Kaouther Adimi : Les petits de Décembre

Les petits de Décembre     par    Kaouther Adimi.

Seuil (2019) 247 pages.

 

Le roman débute en février 2016 à Alger où de fortes pluies sévissent, et nous amène à Dely Brahim, commune de la banlieue Ouest d'Alger où l'auteure nous présente la cité du 11 décembre 1960 qui existe depuis 1987 et dont les lots ont été vendus à des militaires. Un plan de cette Cité est présenté au début de l'ouvrage. Au milieu du lotissement, un terrain d'un hectare et demi  est resté inoccupé. Il y a un peu moins de vingt ans, "un groupe d'enfants entreprit de le nettoyer, de bricoler des buts de fortune, de délimiter des zones et créer ainsi un terrain de football."

 

Depuis, sur ce terrain, resté terrain vague, des milliers de parties de foot ont été disputées par les enfants, les jeunes de la Cité et des environs. En ce 2 février 2016, comme souvent,  trois enfants, une fille Inès et deux garçons Jamyl et Mahdi bravent la pluie et font une partie dans la boue.

 

Voilà que le lendemain, à 10 h, se présentent sur le terrain, escortés par leur chauffeur descendu précipitamment de la voiture avec deux parapluies, les généraux Saïd et Athmane, tous deux dans les soixante-dix ans, des plans à la main. L'ancienne moudjahida Adila qui a combattu les Français, les armes à la main et a continué à militer pendant les années de terrorisme s'approche d'eux. Ils lui déclarent qu'ils viennent voir "leur terrain" sur lequel ils vont construire leur villa et que les travaux débuteront dans quelques mois, la parcelle leur appartenant.

 

C'est sans compter sur l'innocence, la détermination, la conviction et la certitude qu'ont les enfants de leur bon droit. Nos trois jeunes amis footballeurs dont le domaine va être confisqué vont s'organiser et se mettre à récupérer et à stocker de la nourriture et à en parler aux autres enfants. En cachette et à l'insu des adultes, ils vont organiser la résistance. Et le vendredi 25 mars 2016, commencera alors la révolte des petits de décembre.

 

Ce que leurs parents, trop timorés et résignés, n'ont pas eu le courage de faire, les jeunes, eux, vont oser ; ils vont se révolter, s'insurger et refuser d'obéir.
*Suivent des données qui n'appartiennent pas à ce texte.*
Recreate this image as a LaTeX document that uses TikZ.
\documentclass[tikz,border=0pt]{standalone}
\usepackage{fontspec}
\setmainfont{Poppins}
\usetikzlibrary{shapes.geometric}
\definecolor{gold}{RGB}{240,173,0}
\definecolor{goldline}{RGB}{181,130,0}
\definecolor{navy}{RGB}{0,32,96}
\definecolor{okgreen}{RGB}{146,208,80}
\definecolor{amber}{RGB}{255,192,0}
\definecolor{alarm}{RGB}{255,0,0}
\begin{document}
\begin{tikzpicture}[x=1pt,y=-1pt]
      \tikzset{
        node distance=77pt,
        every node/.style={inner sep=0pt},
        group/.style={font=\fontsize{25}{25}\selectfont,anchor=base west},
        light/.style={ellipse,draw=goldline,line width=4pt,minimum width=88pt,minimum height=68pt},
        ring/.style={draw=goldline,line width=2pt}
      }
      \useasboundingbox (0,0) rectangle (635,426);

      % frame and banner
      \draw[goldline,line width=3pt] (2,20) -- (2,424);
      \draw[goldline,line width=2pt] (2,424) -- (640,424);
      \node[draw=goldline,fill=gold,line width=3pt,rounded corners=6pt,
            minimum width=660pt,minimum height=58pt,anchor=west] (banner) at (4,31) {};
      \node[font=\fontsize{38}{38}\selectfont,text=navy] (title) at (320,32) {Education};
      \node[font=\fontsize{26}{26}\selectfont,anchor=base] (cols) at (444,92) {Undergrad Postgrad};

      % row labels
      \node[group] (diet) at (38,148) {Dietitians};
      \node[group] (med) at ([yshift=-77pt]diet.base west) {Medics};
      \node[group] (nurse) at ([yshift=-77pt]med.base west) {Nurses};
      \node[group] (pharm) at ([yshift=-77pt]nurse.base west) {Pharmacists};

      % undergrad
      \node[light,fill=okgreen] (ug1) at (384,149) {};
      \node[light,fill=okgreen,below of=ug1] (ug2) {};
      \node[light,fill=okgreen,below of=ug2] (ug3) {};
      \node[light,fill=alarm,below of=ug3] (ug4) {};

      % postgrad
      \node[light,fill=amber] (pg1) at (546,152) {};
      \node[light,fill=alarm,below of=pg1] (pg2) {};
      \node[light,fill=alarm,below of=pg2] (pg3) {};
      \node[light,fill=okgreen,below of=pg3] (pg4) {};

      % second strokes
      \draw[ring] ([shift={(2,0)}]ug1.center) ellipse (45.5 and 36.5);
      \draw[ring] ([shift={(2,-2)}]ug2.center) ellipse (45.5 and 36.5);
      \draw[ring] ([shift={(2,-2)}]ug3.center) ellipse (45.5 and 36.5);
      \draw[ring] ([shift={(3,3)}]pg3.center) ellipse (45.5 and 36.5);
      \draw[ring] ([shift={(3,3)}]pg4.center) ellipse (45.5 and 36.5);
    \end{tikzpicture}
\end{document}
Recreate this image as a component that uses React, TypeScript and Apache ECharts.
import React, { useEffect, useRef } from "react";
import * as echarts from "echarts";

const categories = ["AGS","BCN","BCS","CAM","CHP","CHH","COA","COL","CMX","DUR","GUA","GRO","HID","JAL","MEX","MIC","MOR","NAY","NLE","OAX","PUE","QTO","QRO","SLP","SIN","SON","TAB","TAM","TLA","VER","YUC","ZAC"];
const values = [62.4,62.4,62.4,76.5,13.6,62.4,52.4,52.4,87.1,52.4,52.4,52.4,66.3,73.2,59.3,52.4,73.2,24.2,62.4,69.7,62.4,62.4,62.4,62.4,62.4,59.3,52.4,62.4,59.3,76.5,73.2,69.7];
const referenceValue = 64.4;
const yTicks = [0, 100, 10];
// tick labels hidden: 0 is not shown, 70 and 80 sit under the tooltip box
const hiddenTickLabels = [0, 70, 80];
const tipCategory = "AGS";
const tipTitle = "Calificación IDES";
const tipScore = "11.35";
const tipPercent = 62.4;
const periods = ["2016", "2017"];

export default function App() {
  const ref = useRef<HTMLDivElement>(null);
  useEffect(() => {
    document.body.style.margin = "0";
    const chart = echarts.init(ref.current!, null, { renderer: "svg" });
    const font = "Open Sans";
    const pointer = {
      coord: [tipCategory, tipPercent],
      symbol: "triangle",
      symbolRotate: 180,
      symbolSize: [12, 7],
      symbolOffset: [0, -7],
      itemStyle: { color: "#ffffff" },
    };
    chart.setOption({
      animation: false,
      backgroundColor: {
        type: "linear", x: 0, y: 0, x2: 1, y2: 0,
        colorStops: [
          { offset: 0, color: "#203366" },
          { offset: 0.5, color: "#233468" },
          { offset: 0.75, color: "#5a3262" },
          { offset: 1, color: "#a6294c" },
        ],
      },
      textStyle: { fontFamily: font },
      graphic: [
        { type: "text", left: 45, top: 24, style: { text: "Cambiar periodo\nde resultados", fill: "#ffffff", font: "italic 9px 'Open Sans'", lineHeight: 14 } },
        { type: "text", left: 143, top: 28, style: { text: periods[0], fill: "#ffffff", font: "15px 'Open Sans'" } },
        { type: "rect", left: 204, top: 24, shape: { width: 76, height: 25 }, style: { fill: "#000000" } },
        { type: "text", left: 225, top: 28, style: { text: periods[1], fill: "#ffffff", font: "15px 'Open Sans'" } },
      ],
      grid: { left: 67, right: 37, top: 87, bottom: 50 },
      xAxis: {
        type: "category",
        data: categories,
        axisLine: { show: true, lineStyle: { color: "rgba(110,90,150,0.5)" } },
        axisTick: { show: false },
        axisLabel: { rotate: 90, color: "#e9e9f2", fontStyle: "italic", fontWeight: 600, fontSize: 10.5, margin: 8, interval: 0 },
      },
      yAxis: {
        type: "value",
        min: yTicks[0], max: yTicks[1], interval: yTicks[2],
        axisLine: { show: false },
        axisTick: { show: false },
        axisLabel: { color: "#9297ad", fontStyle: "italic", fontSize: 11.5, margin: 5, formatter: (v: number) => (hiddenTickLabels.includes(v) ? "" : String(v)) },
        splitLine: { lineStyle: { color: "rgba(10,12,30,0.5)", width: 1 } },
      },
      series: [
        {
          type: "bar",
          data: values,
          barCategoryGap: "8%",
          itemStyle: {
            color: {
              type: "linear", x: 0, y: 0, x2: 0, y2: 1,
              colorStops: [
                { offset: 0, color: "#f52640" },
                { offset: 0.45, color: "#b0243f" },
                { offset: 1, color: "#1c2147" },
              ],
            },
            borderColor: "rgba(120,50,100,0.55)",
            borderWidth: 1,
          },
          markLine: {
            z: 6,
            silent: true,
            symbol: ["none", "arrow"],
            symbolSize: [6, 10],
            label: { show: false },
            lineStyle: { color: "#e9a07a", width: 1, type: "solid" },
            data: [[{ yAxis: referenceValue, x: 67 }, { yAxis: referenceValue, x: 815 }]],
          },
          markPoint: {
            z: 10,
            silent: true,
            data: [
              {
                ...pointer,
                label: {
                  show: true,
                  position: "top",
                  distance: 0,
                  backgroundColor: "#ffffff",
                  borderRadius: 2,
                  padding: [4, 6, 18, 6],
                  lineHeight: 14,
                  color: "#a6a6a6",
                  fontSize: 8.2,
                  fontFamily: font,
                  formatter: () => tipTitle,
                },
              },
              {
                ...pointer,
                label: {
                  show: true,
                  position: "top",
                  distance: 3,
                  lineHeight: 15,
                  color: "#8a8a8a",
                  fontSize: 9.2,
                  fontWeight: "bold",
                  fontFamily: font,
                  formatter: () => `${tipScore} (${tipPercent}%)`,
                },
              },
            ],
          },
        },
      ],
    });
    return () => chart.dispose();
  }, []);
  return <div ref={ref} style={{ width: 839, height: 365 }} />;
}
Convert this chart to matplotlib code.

Ils veulent faire renoncer les généraux, pour qu'ils abandonnent leur projet immobilier.

 

Cette rébellion, Kaouther Adimi (photo ci-contre prise aux Correspondances de Manosque 2019) nous la fait vivre comme un conte dans lequel les généraux se ridiculisent, les militaires sont des lâches et les enfants des héros et où les femmes et les filles sont bien mises en avant. Mais, en fait, elle nous fait vivre et comprendre la violence du régime algérien, sa corruption, ses dysfonctionnements, les difficultés du système à se réformer après cette décennie noire et le combat contre les islamistes. L'auteure nous fait revivre de façon originale et fort instructive tout un pan de l'histoire algérienne depuis l'Indépendance, dans le carnet intime d'Adila.

 

Les petits de décembre est un roman qui sous une forme de légèreté dans l'écriture raconte la société algérienne des années 80 à nos jours, et se révèle d'une immense force. Il nous plonge dans une Algérie toujours corrompue où les abus de pouvoir et les brimades sont toujours de mise. Il nous permet de comprendre les enjeux politiques des révoltes actuelles. Et, avec cette révolte des enfants contre l'injustice, inspirée de faits réels, naît l'espoir d'une génération qui saurait réussir à s'affranchir de la peur et construire un avenir meilleur.

 

J'avais beaucoup apprécié Nos richesses (Renaudot des lycéens 2017) et j'ai été conquise par Les petits de décembre que je recommande chaleureusement.